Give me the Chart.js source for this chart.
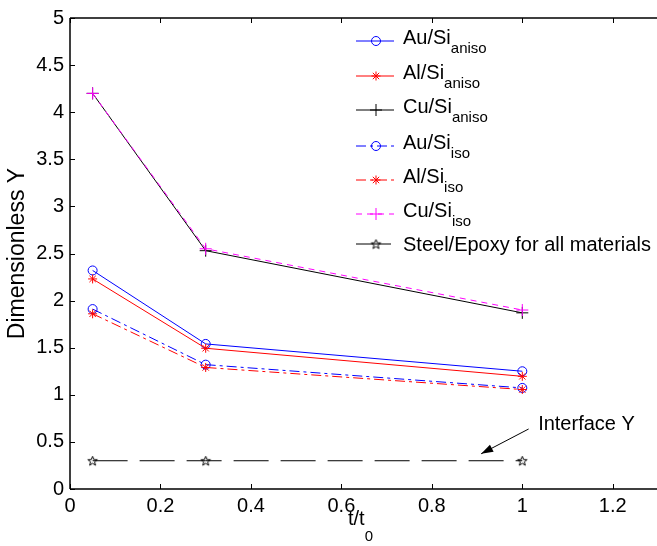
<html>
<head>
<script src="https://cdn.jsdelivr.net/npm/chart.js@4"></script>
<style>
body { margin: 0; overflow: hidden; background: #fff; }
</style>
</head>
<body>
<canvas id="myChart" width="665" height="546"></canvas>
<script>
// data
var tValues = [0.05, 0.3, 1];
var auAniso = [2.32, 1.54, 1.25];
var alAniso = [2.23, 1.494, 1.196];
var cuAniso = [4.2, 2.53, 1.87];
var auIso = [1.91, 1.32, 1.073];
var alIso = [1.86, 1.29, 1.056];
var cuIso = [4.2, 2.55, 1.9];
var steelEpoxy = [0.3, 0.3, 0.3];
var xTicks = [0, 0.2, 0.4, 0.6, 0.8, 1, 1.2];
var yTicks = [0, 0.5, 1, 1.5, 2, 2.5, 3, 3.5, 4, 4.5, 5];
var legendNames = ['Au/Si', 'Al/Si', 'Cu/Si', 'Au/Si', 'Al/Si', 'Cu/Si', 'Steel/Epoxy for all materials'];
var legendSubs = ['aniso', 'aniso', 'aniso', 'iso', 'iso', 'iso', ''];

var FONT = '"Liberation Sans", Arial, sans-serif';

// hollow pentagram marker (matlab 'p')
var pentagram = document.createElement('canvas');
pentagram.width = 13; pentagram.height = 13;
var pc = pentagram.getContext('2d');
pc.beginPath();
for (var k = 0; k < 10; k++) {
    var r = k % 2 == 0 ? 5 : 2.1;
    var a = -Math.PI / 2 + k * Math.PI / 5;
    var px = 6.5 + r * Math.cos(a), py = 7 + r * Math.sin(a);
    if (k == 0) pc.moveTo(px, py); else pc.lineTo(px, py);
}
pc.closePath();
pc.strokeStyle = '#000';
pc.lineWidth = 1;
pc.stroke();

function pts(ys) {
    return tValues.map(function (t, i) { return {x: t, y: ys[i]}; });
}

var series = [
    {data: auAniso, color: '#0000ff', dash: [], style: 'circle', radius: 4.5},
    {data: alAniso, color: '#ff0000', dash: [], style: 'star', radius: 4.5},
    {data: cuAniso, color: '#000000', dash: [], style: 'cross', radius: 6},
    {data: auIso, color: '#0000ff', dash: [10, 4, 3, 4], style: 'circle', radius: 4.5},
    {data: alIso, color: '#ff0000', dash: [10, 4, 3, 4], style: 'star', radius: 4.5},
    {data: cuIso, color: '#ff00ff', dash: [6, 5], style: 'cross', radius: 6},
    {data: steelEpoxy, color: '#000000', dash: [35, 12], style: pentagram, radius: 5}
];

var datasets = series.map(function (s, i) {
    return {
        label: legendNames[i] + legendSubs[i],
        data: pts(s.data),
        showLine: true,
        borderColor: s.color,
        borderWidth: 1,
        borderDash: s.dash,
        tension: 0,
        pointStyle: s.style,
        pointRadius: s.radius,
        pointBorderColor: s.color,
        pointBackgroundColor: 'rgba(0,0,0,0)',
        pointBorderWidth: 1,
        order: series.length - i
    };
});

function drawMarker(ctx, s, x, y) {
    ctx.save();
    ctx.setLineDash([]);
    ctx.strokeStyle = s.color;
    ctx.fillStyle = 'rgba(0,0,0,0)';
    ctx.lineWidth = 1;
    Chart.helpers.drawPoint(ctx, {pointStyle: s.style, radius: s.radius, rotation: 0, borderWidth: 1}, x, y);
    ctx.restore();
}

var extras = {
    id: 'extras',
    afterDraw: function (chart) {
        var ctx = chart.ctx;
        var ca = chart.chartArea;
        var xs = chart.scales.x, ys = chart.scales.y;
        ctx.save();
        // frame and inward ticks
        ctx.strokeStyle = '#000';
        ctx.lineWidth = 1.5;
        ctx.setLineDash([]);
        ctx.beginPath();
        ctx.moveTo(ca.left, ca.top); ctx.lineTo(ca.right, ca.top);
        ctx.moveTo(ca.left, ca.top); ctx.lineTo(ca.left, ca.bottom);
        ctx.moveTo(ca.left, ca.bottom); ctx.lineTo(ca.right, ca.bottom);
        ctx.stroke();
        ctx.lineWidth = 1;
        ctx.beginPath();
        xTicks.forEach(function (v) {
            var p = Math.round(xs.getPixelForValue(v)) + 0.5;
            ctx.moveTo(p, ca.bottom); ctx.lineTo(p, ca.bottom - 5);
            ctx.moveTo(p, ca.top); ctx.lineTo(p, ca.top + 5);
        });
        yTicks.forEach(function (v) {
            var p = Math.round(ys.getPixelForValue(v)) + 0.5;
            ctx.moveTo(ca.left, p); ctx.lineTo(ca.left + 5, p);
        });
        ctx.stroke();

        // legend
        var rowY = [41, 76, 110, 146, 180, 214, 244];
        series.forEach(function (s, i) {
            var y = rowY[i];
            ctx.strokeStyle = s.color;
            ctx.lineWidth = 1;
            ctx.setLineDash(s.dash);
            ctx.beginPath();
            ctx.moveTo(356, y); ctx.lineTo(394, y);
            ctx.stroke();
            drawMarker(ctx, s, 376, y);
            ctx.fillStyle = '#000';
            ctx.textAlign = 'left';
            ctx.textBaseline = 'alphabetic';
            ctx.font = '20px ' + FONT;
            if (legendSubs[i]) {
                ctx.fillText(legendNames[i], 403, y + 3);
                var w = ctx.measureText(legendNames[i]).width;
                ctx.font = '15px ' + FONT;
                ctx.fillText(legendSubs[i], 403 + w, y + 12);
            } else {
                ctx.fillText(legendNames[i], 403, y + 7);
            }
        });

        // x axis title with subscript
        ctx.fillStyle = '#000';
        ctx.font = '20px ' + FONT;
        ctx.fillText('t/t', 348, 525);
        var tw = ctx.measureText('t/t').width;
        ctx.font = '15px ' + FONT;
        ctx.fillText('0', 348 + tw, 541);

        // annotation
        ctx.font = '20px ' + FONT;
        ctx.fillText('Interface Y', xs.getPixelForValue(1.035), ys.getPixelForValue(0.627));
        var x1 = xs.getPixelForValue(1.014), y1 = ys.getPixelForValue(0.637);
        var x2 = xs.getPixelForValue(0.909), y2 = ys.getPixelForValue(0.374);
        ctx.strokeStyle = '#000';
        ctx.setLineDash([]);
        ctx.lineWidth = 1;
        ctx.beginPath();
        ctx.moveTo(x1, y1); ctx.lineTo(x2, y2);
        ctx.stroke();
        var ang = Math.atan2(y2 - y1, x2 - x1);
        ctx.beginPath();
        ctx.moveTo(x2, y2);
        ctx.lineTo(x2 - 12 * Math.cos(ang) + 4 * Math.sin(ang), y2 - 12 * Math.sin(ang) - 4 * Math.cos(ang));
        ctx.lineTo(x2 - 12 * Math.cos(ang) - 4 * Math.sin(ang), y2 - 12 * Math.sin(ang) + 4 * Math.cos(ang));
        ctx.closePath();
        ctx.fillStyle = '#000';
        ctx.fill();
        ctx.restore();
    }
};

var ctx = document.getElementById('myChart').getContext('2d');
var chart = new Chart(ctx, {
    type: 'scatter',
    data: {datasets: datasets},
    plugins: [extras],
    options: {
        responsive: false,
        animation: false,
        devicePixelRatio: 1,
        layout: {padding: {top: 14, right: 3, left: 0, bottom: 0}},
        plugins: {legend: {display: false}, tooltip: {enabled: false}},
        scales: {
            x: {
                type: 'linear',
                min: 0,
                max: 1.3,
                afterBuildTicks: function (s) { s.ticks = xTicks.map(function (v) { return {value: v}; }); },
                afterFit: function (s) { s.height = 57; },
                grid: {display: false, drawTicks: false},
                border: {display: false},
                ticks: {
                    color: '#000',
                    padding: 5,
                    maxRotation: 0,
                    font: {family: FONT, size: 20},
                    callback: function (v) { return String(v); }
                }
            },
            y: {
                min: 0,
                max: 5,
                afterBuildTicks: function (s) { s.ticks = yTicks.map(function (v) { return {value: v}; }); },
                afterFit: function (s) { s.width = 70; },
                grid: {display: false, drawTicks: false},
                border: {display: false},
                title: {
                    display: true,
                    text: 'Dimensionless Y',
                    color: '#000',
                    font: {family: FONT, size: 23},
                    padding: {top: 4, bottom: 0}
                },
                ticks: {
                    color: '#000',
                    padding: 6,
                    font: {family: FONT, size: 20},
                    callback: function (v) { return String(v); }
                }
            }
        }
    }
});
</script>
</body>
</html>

### What the task asks:
Extract, word for word, each line from the top of the data down to and including the line with "pc.stroke();"; skip the pictures.

### Reply to the exercise:
Give me the Chart.js source for this chart.
<html>
<head>
<script src="https://cdn.jsdelivr.net/npm/chart.js@4"></script>
<style>
body { margin: 0; overflow: hidden; background: #fff; }
</style>
</head>
<body>
<canvas id="myChart" width="665" height="546"></canvas>
<script>
// data
var tValues = [0.05, 0.3, 1];
var auAniso = [2.32, 1.54, 1.25];
var alAniso = [2.23, 1.494, 1.196];
var cuAniso = [4.2, 2.53, 1.87];
var auIso = [1.91, 1.32, 1.073];
var alIso = [1.86, 1.29, 1.056];
var cuIso = [4.2, 2.55, 1.9];
var steelEpoxy = [0.3, 0.3, 0.3];
var xTicks = [0, 0.2, 0.4, 0.6, 0.8, 1, 1.2];
var yTicks = [0, 0.5, 1, 1.5, 2, 2.5, 3, 3.5, 4, 4.5, 5];
var legendNames = ['Au/Si', 'Al/Si', 'Cu/Si', 'Au/Si', 'Al/Si', 'Cu/Si', 'Steel/Epoxy for all materials'];
var legendSubs = ['aniso', 'aniso', 'aniso', 'iso', 'iso', 'iso', ''];

var FONT = '"Liberation Sans", Arial, sans-serif';

// hollow pentagram marker (matlab 'p')
var pentagram = document.createElement('canvas');
pentagram.width = 13; pentagram.height = 13;
var pc = pentagram.getContext('2d');
pc.beginPath();
for (var k = 0; k < 10; k++) {
    var r = k % 2 == 0 ? 5 : 2.1;
    var a = -Math.PI / 2 + k * Math.PI / 5;
    var px = 6.5 + r * Math.cos(a), py = 7 + r * Math.sin(a);
    if (k == 0) pc.moveTo(px, py); else pc.lineTo(px, py);
}
pc.closePath();
pc.strokeStyle = '#000';
pc.lineWidth = 1;
pc.stroke();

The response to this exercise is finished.